Actress Lee Grant was in town last week to kick off the Congressional Film Festival.

The Congressional Film Festival?

"We use the term 'film festival' loosely," explains Rhoda Glickman, executive director of the Congressional Arts Caucus. "We will basically be holding screenings of films--mainly done by independent filmmakers--throughout the congressional year. We're still considering ideas."

And the site won't be Cannes. It will be the Cannon Caucus Room, or at least that's where it was last week when the caucus screened Grant's effort as a director of a feature film. The movie is "Tell Me a Riddle," a 1980 movie, about rediscovered love between an aging couple.

Grant told the group she was doing independent films because it was difficult to get major studios to do the kinds of films that "we as complex, thinking human beings are in need of."
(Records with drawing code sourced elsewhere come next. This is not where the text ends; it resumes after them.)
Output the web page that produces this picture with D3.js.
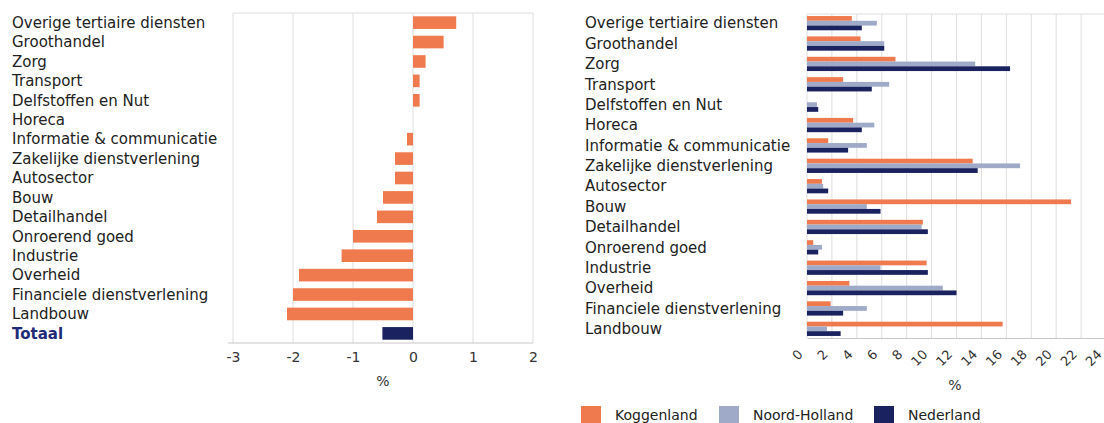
<!DOCTYPE html>
<html>
<head>
<meta charset="utf-8">
<script src="https://cdn.jsdelivr.net/npm/d3@7"></script>
<style>
  body { margin: 0; background: #fff; }
  svg text { font-family: "DejaVu Sans", Verdana, sans-serif; }
</style>
</head>
<body>
<div id="chart"></div>
<script>
// Left chart: groei per sector (%)
const leftCategories = [
    "Overige tertiaire diensten", "Groothandel", "Zorg", "Transport", "Delfstoffen en Nut",
    "Horeca", "Informatie & communicatie", "Zakelijke dienstverlening", "Autosector", "Bouw",
    "Detailhandel", "Onroerend goed", "Industrie", "Overheid", "Financiele dienstverlening",
    "Landbouw", "Totaal"
];
const leftValues = [0.72, 0.51, 0.21, 0.11, 0.11, 0, -0.1, -0.3, -0.3, -0.5,
    -0.6, -1.0, -1.19, -1.9, -2.0, -2.1, -0.51];
const leftTicks = [-3, -2, -1, 0, 1, 2];

// Right chart: aandeel werkgelegenheid per sector (%)
const rightCategories = [
    "Overige tertiaire diensten", "Groothandel", "Zorg", "Transport", "Delfstoffen en Nut",
    "Horeca", "Informatie & communicatie", "Zakelijke dienstverlening", "Autosector", "Bouw",
    "Detailhandel", "Onroerend goed", "Industrie", "Overheid", "Financiele dienstverlening",
    "Landbouw"
];
const seriesNames = ["Koggenland", "Noord-Holland", "Nederland"];
const koggenland   = [3.6, 4.3, 7.1, 2.9, 0, 3.7, 1.7, 13.3, 1.2, 21.2, 9.3, 0.5, 9.6, 3.4, 1.9, 15.7];
const noordHolland = [5.6, 6.2, 13.5, 6.6, 0.8, 5.4, 4.8, 17.1, 1.3, 4.8, 9.2, 1.2, 5.9, 10.9, 4.8, 1.6];
const nederland    = [4.4, 6.2, 16.3, 5.2, 0.9, 4.4, 3.3, 13.7, 1.7, 5.9, 9.7, 0.9, 9.7, 12.0, 2.9, 2.7];
const rightTicks = d3.range(0, 25, 2);

const colors = ["#ef7a4e", "#9eaac8", "#1b2260"];
const gridColor = "#dedede";
const labelSize = "15px";

const svg = d3.select("#chart").append("svg")
    .attr("width", 1104)
    .attr("height", 423);

// ---------- left chart ----------
const lx = d3.scaleLinear().domain([-3, 2]).range([233, 533]);
const ly = d3.scaleBand().domain(leftCategories).range([13, 343]).paddingInner(0.35).paddingOuter(0.17);

const left = svg.append("g");

left.selectAll(".lgrid")
    .data(leftTicks)
    .enter().append("line")
    .attr("x1", d => lx(d)).attr("x2", d => lx(d))
    .attr("y1", 13).attr("y2", 343)
    .attr("stroke", gridColor);

left.append("line")
    .attr("x1", lx(-3)).attr("x2", lx(2))
    .attr("y1", 13).attr("y2", 13)
    .attr("stroke", gridColor);

left.selectAll(".lbar")
    .data(leftCategories)
    .enter().append("rect")
    .attr("x", (d, i) => lx(Math.min(0, leftValues[i])))
    .attr("width", (d, i) => Math.abs(lx(leftValues[i]) - lx(0)))
    .attr("y", d => ly(d))
    .attr("height", ly.bandwidth())
    .attr("fill", d => d === "Totaal" ? colors[2] : colors[0]);

left.selectAll(".llabel")
    .data(leftCategories)
    .enter().append("text")
    .attr("x", 12)
    .attr("y", d => ly(d) + ly.bandwidth() / 2)
    .attr("dy", "0.35em")
    .style("font-size", labelSize)
    .style("font-weight", d => d === "Totaal" ? "bold" : "normal")
    .attr("fill", d => d === "Totaal" ? "#1f2a78" : "#222")
    .text(d => d);

const lAxis = left.append("g")
    .attr("transform", "translate(0,343)")
    .call(d3.axisBottom(lx).tickValues(leftTicks).tickSize(0).tickPadding(9).tickFormat(d => String(d)));
lAxis.select(".domain").attr("stroke", "#c8c8c8").attr("d", `M${lx(-3) - 5},0H${lx(2)}`);
lAxis.selectAll("text").style("font-size", "14px").attr("fill", "#333")
    .style("font-family", "DejaVu Sans, sans-serif");

left.append("text")
    .attr("x", (lx(-3) + lx(2)) / 2)
    .attr("y", 386)
    .attr("text-anchor", "middle")
    .style("font-size", "14px")
    .attr("fill", "#333")
    .text("%");

// ---------- right chart ----------
const rx = d3.scaleLinear().domain([0, 24]).range([807, 1106]);
const ry = d3.scaleBand().domain(rightCategories).range([14, 338]).paddingInner(0.3).paddingOuter(0.1);
const sub = d3.scaleBand().domain(seriesNames).range([0, ry.bandwidth()]);

const rightData = [koggenland, noordHolland, nederland];
const right = svg.append("g");

right.selectAll(".rgrid")
    .data(rightTicks)
    .enter().append("line")
    .attr("x1", d => rx(d)).attr("x2", d => rx(d))
    .attr("y1", 14).attr("y2", 338)
    .attr("stroke", gridColor);

right.append("line")
    .attr("x1", rx(0)).attr("x2", rx(24))
    .attr("y1", 14).attr("y2", 14)
    .attr("stroke", gridColor);

const groups = right.selectAll(".rgroup")
    .data(rightCategories)
    .enter().append("g")
    .attr("transform", d => `translate(0,${ry(d)})`);

groups.selectAll("rect")
    .data((d, i) => seriesNames.map((s, j) => ({ s, v: rightData[j][i], j })))
    .enter().append("rect")
    .attr("x", rx(0))
    .attr("y", d => sub(d.s))
    .attr("width", d => rx(d.v) - rx(0))
    .attr("height", sub.bandwidth())
    .attr("fill", d => colors[d.j]);

right.selectAll(".rlabel")
    .data(rightCategories)
    .enter().append("text")
    .attr("x", 585)
    .attr("y", d => ry(d) + ry.bandwidth() / 2)
    .attr("dy", "0.35em")
    .style("font-size", labelSize)
    .attr("fill", "#222")
    .text(d => d);

const rAxis = right.append("g")
    .attr("transform", "translate(0,338)")
    .call(d3.axisBottom(rx).tickValues(rightTicks).tickSize(0));
rAxis.select(".domain").attr("stroke", "#c8c8c8");
rAxis.selectAll("text")
    .style("font-size", "13px")
    .style("font-family", "DejaVu Sans, sans-serif")
    .attr("fill", "#333")
    .attr("text-anchor", "end")
    .attr("x", 0).attr("y", 0)
    .attr("dy", "0.35em")
    .attr("transform", "translate(-7,14) rotate(-45)");

right.append("text")
    .attr("x", 955)
    .attr("y", 390)
    .attr("text-anchor", "middle")
    .style("font-size", "14px")
    .attr("fill", "#333")
    .text("%");

// legend
const legendX = [581, 719, 874];
const legend = svg.selectAll(".legend")
    .data(seriesNames)
    .enter().append("g")
    .attr("transform", (d, i) => `translate(${legendX[i]},406)`);

legend.append("rect")
    .attr("width", 20).attr("height", 19)
    .attr("fill", (d, i) => colors[i]);

legend.append("text")
    .attr("x", 34)
    .attr("y", 14)
    .style("font-size", "14px")
    .attr("fill", "#222")
    .text(d => d);
</script>
</body>
</html>
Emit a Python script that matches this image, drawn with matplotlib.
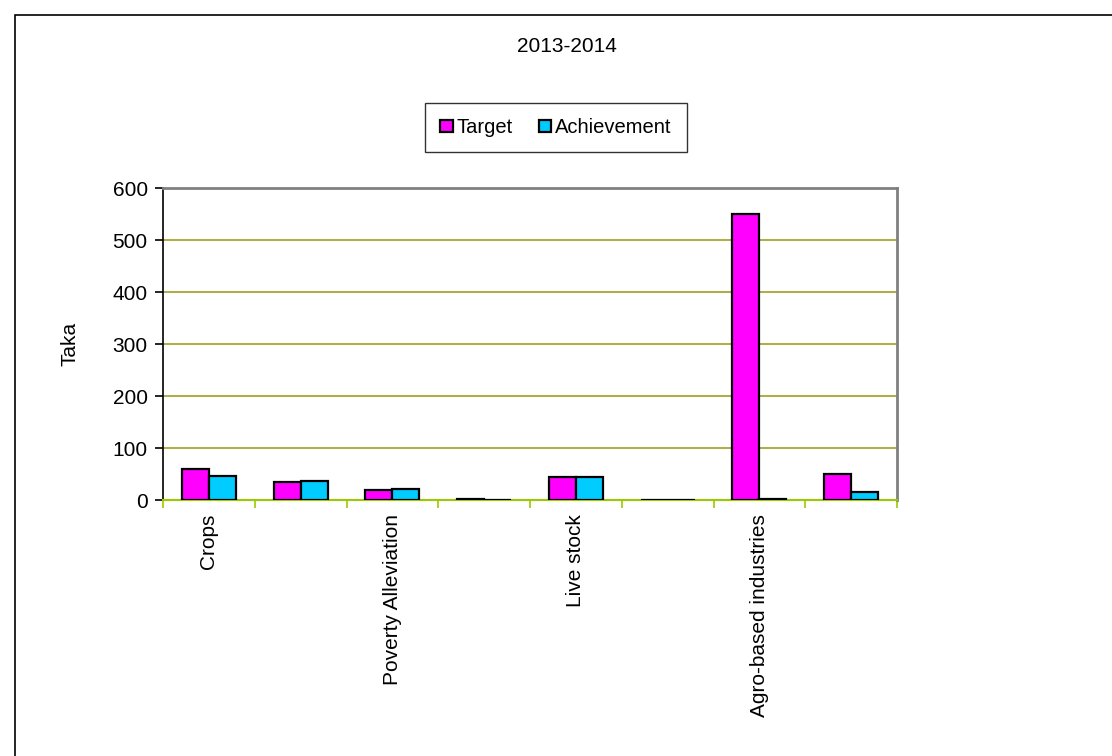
"""Target vs achievement bar chart, 2013-2014."""

import matplotlib

matplotlib.use("Agg")
import matplotlib.pyplot as plt
import numpy as np
from matplotlib.patches import Rectangle

plt.rcParams["font.family"] = ["Liberation Sans", "DejaVu Sans"]

# Excel hides every other label when space runs out; the hidden ones stay blank
CATEGORIES = ["Crops", "", "Poverty Alleviation", "", "Live stock", "",
              "Agro-based industries", ""]
TARGET = [59, 35, 19, 2.5, 44, 0, 550, 50]
ACHIEVEMENT = [47, 37, 22, 0.5, 44, 0, 2.5, 15]
YTICKS = [0, 100, 200, 300, 400, 500, 600]

W, H = 1112, 756
FS = 15


def main() -> None:
    fig = plt.figure(figsize=(W / 100, H / 100), dpi=100)
    ax = fig.add_axes([163 / W, 1 - 500 / H, (897 - 163) / W, (500 - 188) / H])

    x = np.arange(len(CATEGORIES))
    bw = 0.295
    b1 = ax.bar(x - bw / 2, TARGET, bw, color="#FF00FF", edgecolor="black",
                linewidth=1.6, label="Target", zorder=3)
    b2 = ax.bar(x + bw / 2, ACHIEVEMENT, bw, color="#00CCFF", edgecolor="black",
                linewidth=1.6, label="Achievement", zorder=3)

    ax.set_xlim(-0.5, len(CATEGORIES) - 0.5)
    ax.set_ylim(0, 600)
    ax.set_yticks(YTICKS)
    ax.tick_params(axis="y", labelsize=FS, direction="out", length=6,
                   width=1.2, pad=5)
    ax.yaxis.grid(True, color="#A0A020", linewidth=1.2, zorder=0)

    # category boundaries as tick marks, labels at centres
    ax.set_xticks(np.arange(len(CATEGORIES) + 1) - 0.5)
    ax.set_xticklabels([])
    ax.tick_params(axis="x", which="major", direction="out", length=6,
                   color="#99CC00", width=1.2)
    ax.set_xticks(x, minor=True)
    ax.set_xticklabels(CATEGORIES, minor=True, rotation=90, fontsize=FS,
                       va="top", ha="center")
    ax.tick_params(axis="x", which="minor", length=0, pad=10)

    for side in ("top", "right"):
        ax.spines[side].set_color("#808080")
        ax.spines[side].set_linewidth(2)
    ax.spines["left"].set_color("black")
    ax.spines["left"].set_linewidth(1.2)
    ax.spines["bottom"].set_color("#99CC00")
    ax.spines["bottom"].set_linewidth(1.5)

    ax.set_ylabel("Taka", fontsize=FS, labelpad=24)

    fig.text(567 / W, 1 - 47 / H, "2013-2014", ha="center", va="center",
             fontsize=FS)

    leg = fig.legend(handles=[b1, b2], loc="center",
                     bbox_to_anchor=(556 / W, 1 - 127.5 / H), ncol=2,
                     fontsize=14.5, frameon=True, fancybox=False,
                     handlelength=0.6, handleheight=0.6, handletextpad=0.2,
                     columnspacing=1.3, borderpad=0.75, borderaxespad=0)
    leg.get_frame().set_edgecolor("black")
    leg.get_frame().set_linewidth(1)

    # outer chart border, running off the right and bottom edges
    fig.patches.append(Rectangle((15 / W, -0.5), 2, 1.5 - 15 / H, fill=False,
                                 edgecolor="black", linewidth=1.2,
                                 transform=fig.transFigure))

    fig.savefig("out.png", dpi=100)
    plt.close(fig)


if __name__ == "__main__":
    main()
The film festival is the idea of Rep. Thomas Downey (D-N.Y.), chairman of the Arts Caucus, and is intended for members of the House and Senate and their staff members on arts issues. However, there's some precedent for film showing in Congress. One caucus, the Clearinghouse for the Future, "showed 'Atomic Cafe' at the end of the last session in the Cannon Caucus Room," Glickman said. But Downey wants to focus less on the issues portrayed in the films. "He's more interested in the discussion of filmmaking as an art," she said.

Some independent filmmakers receive federal funding from the arts or humanities endowments.

But film isn't the only kind of culture Downey has brought to the halls of Congress. "One of the things the caucus has been doing is bringing the arts to the Capitol and showing the diversity of them," Glickman said.

Country music star Larry Gatlin gave a concert in the House Agriculture Committee Room, and Billy Taylor has given a jazz concert in the House Budget Hearing Room. "The acoustics in the budget room were not bad," noted Glickman.